Creative work takes time. It's prone to blockages, inconsistent results, and a long gestation period that can feel like navel gazing. When the work becomes challenging or feels stagnant, it's tempting to simply abandon it.
Years ago, in one of my first creative writing workshops, I hit a roadblock in a story I was working on and naively felt that my writing had screeched to a standstill. My instructor at the time said something I've since reminded myself of often. "What is the thing you most fear—the thing you want to run from?" she asked me. "Write about that."
Truly creative work requires breaking through barriers. Often, simply knowing what those barriers are to begin with can be half the challenge. There are no easy answers. There's no one-size-fits-all. But figuring out the root of your block might make getting past it a bit easier.
Here are five places to start:
Every time you sit down to work, that little voice pipes up and starts shooting down one idea after the next. "Most of us are not even aware that it is a voice … because its constant judgments have been with us since early childhood and its running critical commentary feels like a natural part of ourselves," write Hal and Sidra Stone in their book Embracing Your Inner Critic.
Tuning out that self-sabotaging voice requires serious self-awareness, but even making small adjustments can help. Give yourself permission to write or sketch for half an hour without pausing, getting all your ideas out so fast you don't have time to stop and think twice about them.
A writer friend of mine jots down all the nasty self-critical thoughts he has in all caps right in the body of whatever he's working on, then gets back to the writing, not letting those thoughts stop him from moving forward. Try to push through self-criticism and just get started. You'll have plenty of time to worry about how bad the product is later.
I have an ever-changing collection of notes and images hanging above my desk. For a while one of those bits of encouragement was a quote from Annie Dillard's The Writing Life:
How we spend our days is, of course, how we spend our lives. What we do with this hour, and that one, is what we are doing. A schedule defends from chaos and whim. It is a net for catching days. It is a scaffolding on which a worker can stand and labor with both hands at sections of time.

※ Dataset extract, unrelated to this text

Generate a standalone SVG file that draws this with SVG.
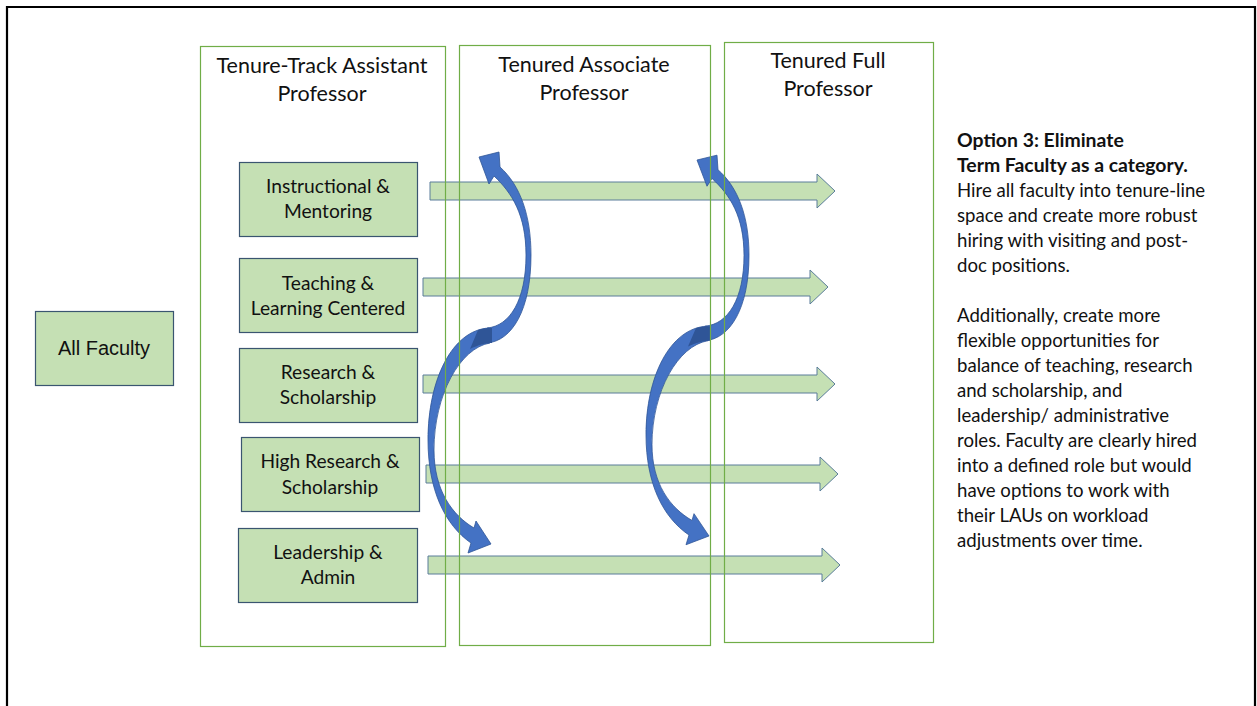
<svg xmlns="http://www.w3.org/2000/svg" width="1257" height="706" viewBox="0 0 1257 706">
<defs>
<style>
.col{fill:none;stroke:#70ad47;stroke-width:1.2}
.box{fill:#c5e0b4;stroke:#3a5570;stroke-width:1.2}
.harrow{fill:#c5e0b4;stroke:#5a7d9a;stroke-width:1}
.curl{fill:#4472c4;stroke:#2f5597;stroke-width:0.8}
.crease{fill:#2f5597}
.t{font-family:Lato,"Liberation Sans",sans-serif;fill:#111;text-anchor:middle}
.title{font-size:21.5px}
.lbl{font-size:19.2px}
.side{font-family:Lato,"Liberation Sans",sans-serif;fill:#111;font-size:18.6px}
.b{font-weight:bold;font-size:19.4px}
</style>
<g id="curlShape">
<path class="curl" d="M 487,343 C 512,341 531,310 531,255 C 531,215 520,185 500,167 L 499,152 L 479,157 L 489,184 L 494,176 C 512,193 526,215 526,255 C 526,300 510,326 487,328 Z"/>
<path class="curl" d="M 489,328 C 452,330 428,380 428,440 C 428,490 445,525 471,543 L 468,553 L 491,544 L 476,521 L 474,528 C 452,515 434,490 434,450 C 434,395 460,348 490,343 Z"/>
<path class="crease" d="M 478,330 C 484,328 489,328 492,328 L 492,343 C 486,343 478,345 470,349 Z"/>
</g>
</defs>
<rect width="1257" height="706" fill="#fff"/>
<path d="M7,706 V7 H1255 V706" fill="none" stroke="#000" stroke-width="2.2"/>

<g id="connectors">
<path class="harrow" d="M430,182 H817 V174 L835,191 L817,208 V200 H430 Z"/>
<path class="harrow" d="M423,278 H810 V270 L828,287 L810,304 V296 H423 Z"/>
<path class="harrow" d="M423,375 H817 V367 L835,384 L817,401 V393 H423 Z"/>
<path class="harrow" d="M426,465 H820 V457 L838,474 L820,491 V483 H426 Z"/>
<path class="harrow" d="M428,556 H822 V548 L840,565 L822,582 V574 H428 Z"/>
<use href="#curlShape"/>
<use href="#curlShape" transform="translate(218,7.5) scale(1,0.9715)"/>
</g>

<g id="col-assistant">
<rect class="col" x="200.5" y="46.5" width="245" height="600"/>
<text class="t title" x="322" y="73">Tenure-Track Assistant</text>
<text class="t title" x="322" y="101">Professor</text>
</g>
<g id="col-associate">
<rect class="col" x="459.5" y="45.5" width="251" height="600"/>
<text class="t title" x="584" y="72">Tenured Associate</text>
<text class="t title" x="584" y="100">Professor</text>
</g>
<g id="col-full">
<rect class="col" x="724.5" y="42.5" width="209" height="600"/>
<text class="t title" x="828" y="68">Tenured Full</text>
<text class="t title" x="828" y="96">Professor</text>
</g>

<g id="all-faculty">
<rect class="box" x="35.5" y="311.5" width="138" height="74"/>
<text x="104" y="355" font-family="'Liberation Sans',Arial,sans-serif" font-size="20" fill="#111" text-anchor="middle">All Faculty</text>
</g>
<g id="instructional">
<rect class="box" x="239.5" y="162.5" width="178" height="74"/>
<text class="t lbl" x="328" y="193">Instructional &amp;</text>
<text class="t lbl" x="328" y="218">Mentoring</text>
</g>
<g id="teaching">
<rect class="box" x="239.5" y="258.5" width="178" height="74"/>
<text class="t lbl" x="328" y="290">Teaching &amp;</text>
<text class="t lbl" x="328" y="315">Learning Centered</text>
</g>
<g id="research">
<rect class="box" x="239.5" y="348.5" width="178" height="74"/>
<text class="t lbl" x="328" y="379">Research &amp;</text>
<text class="t lbl" x="328" y="404">Scholarship</text>
</g>
<g id="high-research">
<rect class="box" x="241.5" y="437.5" width="178" height="74"/>
<text class="t lbl" x="330" y="468">High Research &amp;</text>
<text class="t lbl" x="330" y="494">Scholarship</text>
</g>
<g id="leadership">
<rect class="box" x="238.5" y="528.5" width="179" height="74"/>
<text class="t lbl" x="328" y="559">Leadership &amp;</text>
<text class="t lbl" x="328" y="584">Admin</text>
</g>

<g id="option-text">
<text class="side b" x="957" y="147">Option 3: Eliminate</text>
<text class="side b" x="957" y="172">Term Faculty as a category.</text>
<text class="side" x="957" y="197">Hire all faculty into tenure-line</text>
<text class="side" x="957" y="222">space and create more robust</text>
<text class="side" x="957" y="247">hiring with visiting and post-</text>
<text class="side" x="957" y="272">doc positions.</text>
<text class="side" x="957" y="322">Additionally, create more</text>
<text class="side" x="957" y="347">flexible opportunities for</text>
<text class="side" x="957" y="372">balance of teaching, research</text>
<text class="side" x="957" y="397">and scholarship, and</text>
<text class="side" x="957" y="422">leadership/ administrative</text>
<text class="side" x="957" y="447">roles. Faculty are clearly hired</text>
<text class="side" x="957" y="472">into a defined role but would</text>
<text class="side" x="957" y="497">have options to work with</text>
<text class="side" x="957" y="522">their LAUs on workload</text>
<text class="side" x="957" y="547">adjustments over time.</text>
</g>
</svg>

Dillard's words are a reminder that routine and structure can keep you moving forward. Often when our days unfold willy-nilly, it's hard to feel in control and as a result, creativity can get blocked.

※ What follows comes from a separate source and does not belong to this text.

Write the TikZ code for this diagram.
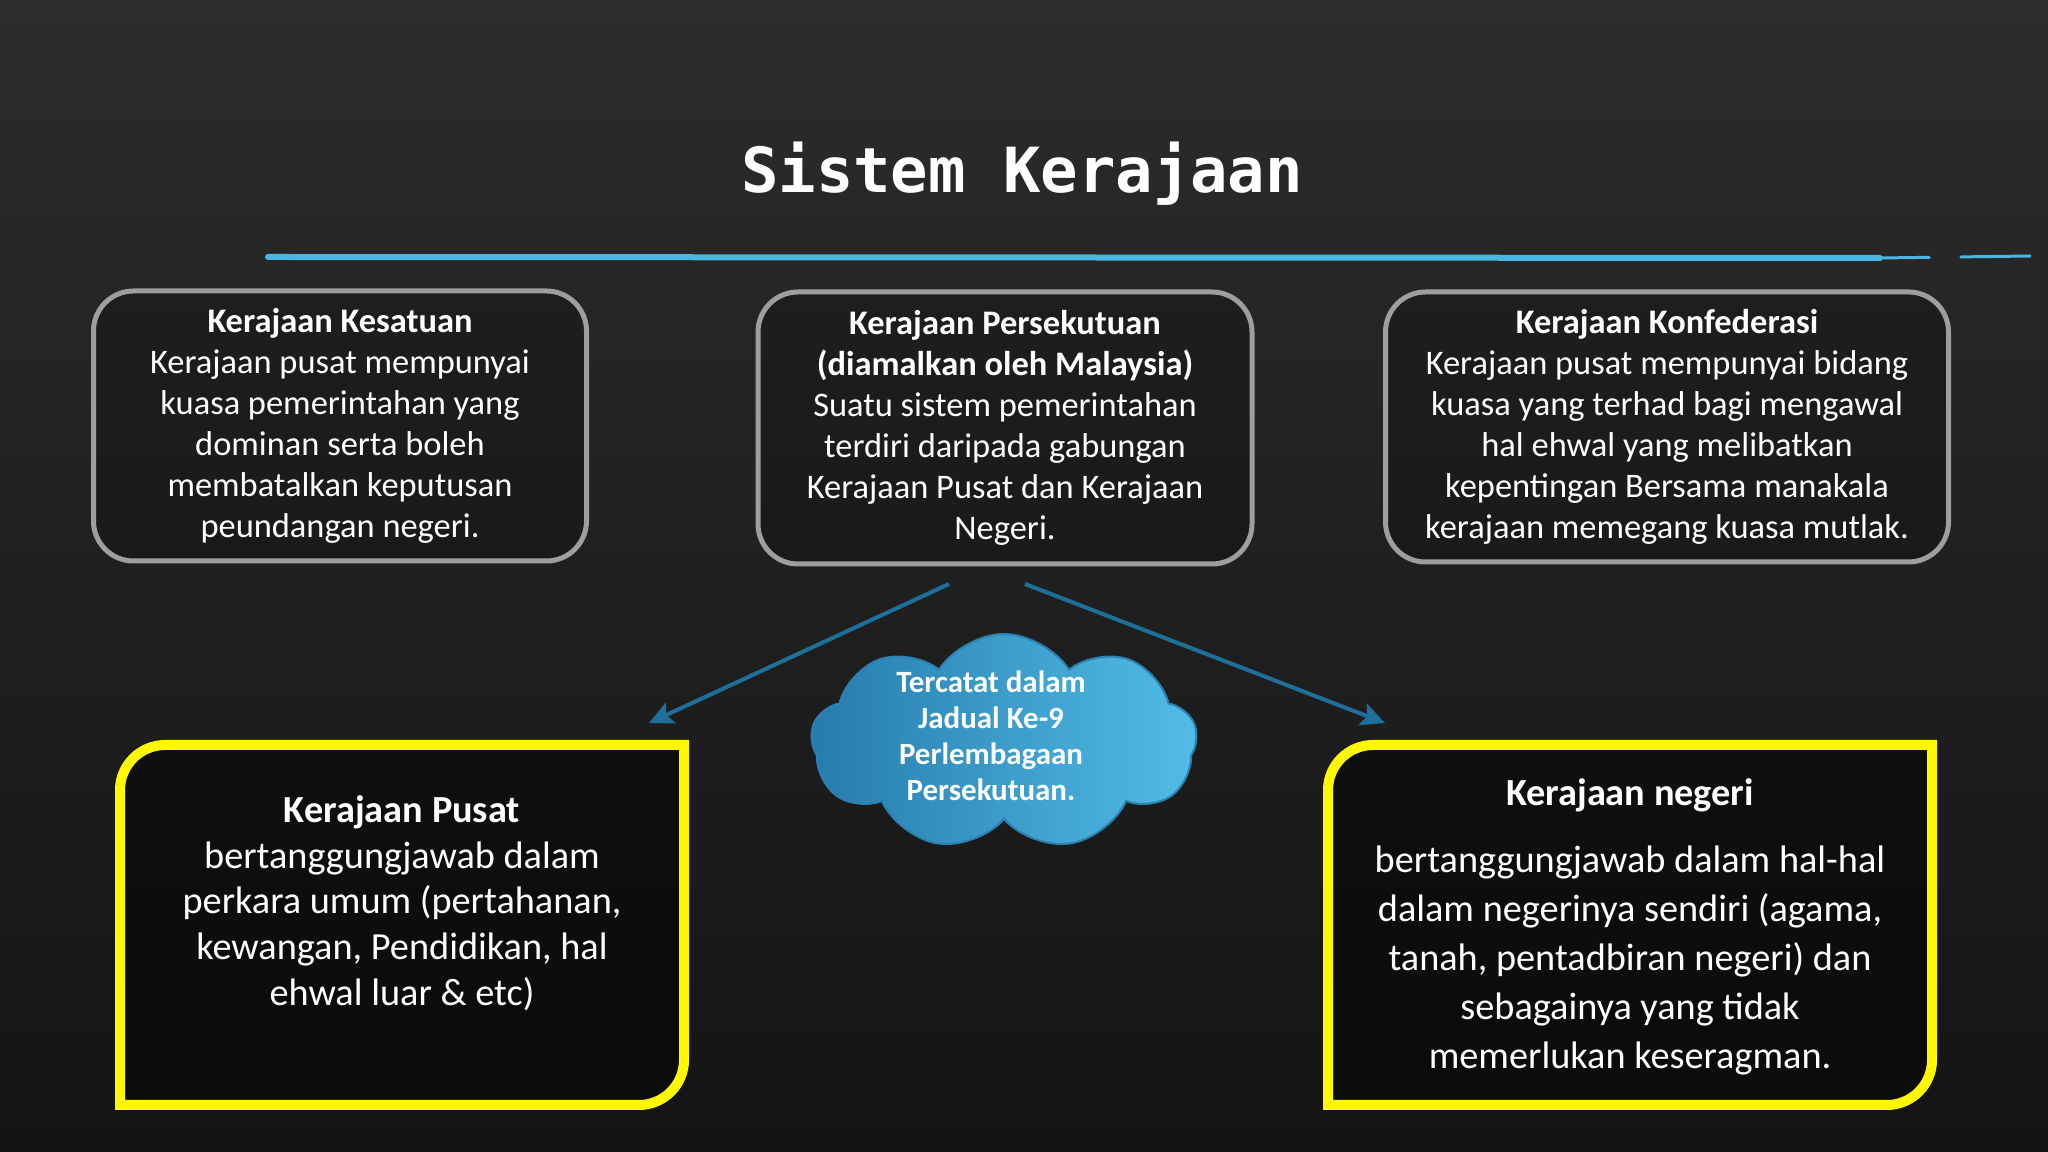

Identify the work habits you're forming that might be sabotaging you creatively. Maybe you're checking email constantly, not making time for exercise or working around the clock. Build some structure and routine into your day. A while back, I replaced that Dillard quote above my desk with a boiled-down message that reminds me how often I need to make time for my creative work—a single word in fat red letters: EVERYDAY.
Building things with our hands, words, and minds can be a bit terrifying. Our subconscious is at work during the creative process and sometimes what lives there can be scary. But while your mind might be telling you to run the other way, resist the urge. As Rainer Maria Rilke put it in his Letters to a Young Poet: "Why would you want to exclude from your life any uneasiness, any pain, any depression, since you don't know what work they are accomplishing within you?" In other words: It pays to be a little tortured.
If facing your demons feels too daunting, try setting aside short blocks of time for this creative work and gradually build up from there. You can't run a marathon the first time you put on a pair of running shoes. Give yourself a chance to warm up to the work by building it gradually into your day.
You're worried about when the next paycheck is coming in. Your toddler has been puking for three days. You're getting a divorce. Your email inbox is threatening to explode with unanswered messages. Stuff is going to happen in your life that will make sitting down to focus on creative work seem selfish, silly, or simply impossible.
Creating structured time will make it easier for you to step away and treat this time as you would any other appointment. "Exceptional creators make sure to use their best, peak time each day for their own creative activities," says Keith Sawyer, author of the book Zig Zag: The Surprising Path to Greater Creativity. "They're selfish about their personal energy. But for most people, that peak period is no more than about three hours—so there's a lot of time left over to take care of noncreative business."
It's easy to feel overwhelmed and let that anxiety put the breaks on your creative thinking. If you have a really big project on your hands, the only way to make progress on it is to start small. Break it into manageable pieces.
Writer Zadie Smith talks about creating a scaffolding for her novels in order to make the writing process less daunting. "Each time I've written a long piece of fiction, I've felt the need for an enormous amount of scaffolding," she said in a 2008 Columbia University lecture reprinted in her book Changing My Mind: Occasional Essays.
For Smith, that scaffolding is different depending on the project she's working on. She might decide to write a novel in three sections of 10 chapters each or five sections of seven chapters, for instance. "I use scaffolding to hold up my confidence when I have none, to reduce the despair, and to feel that what I'm doing has a goal, some endpoint that I can see."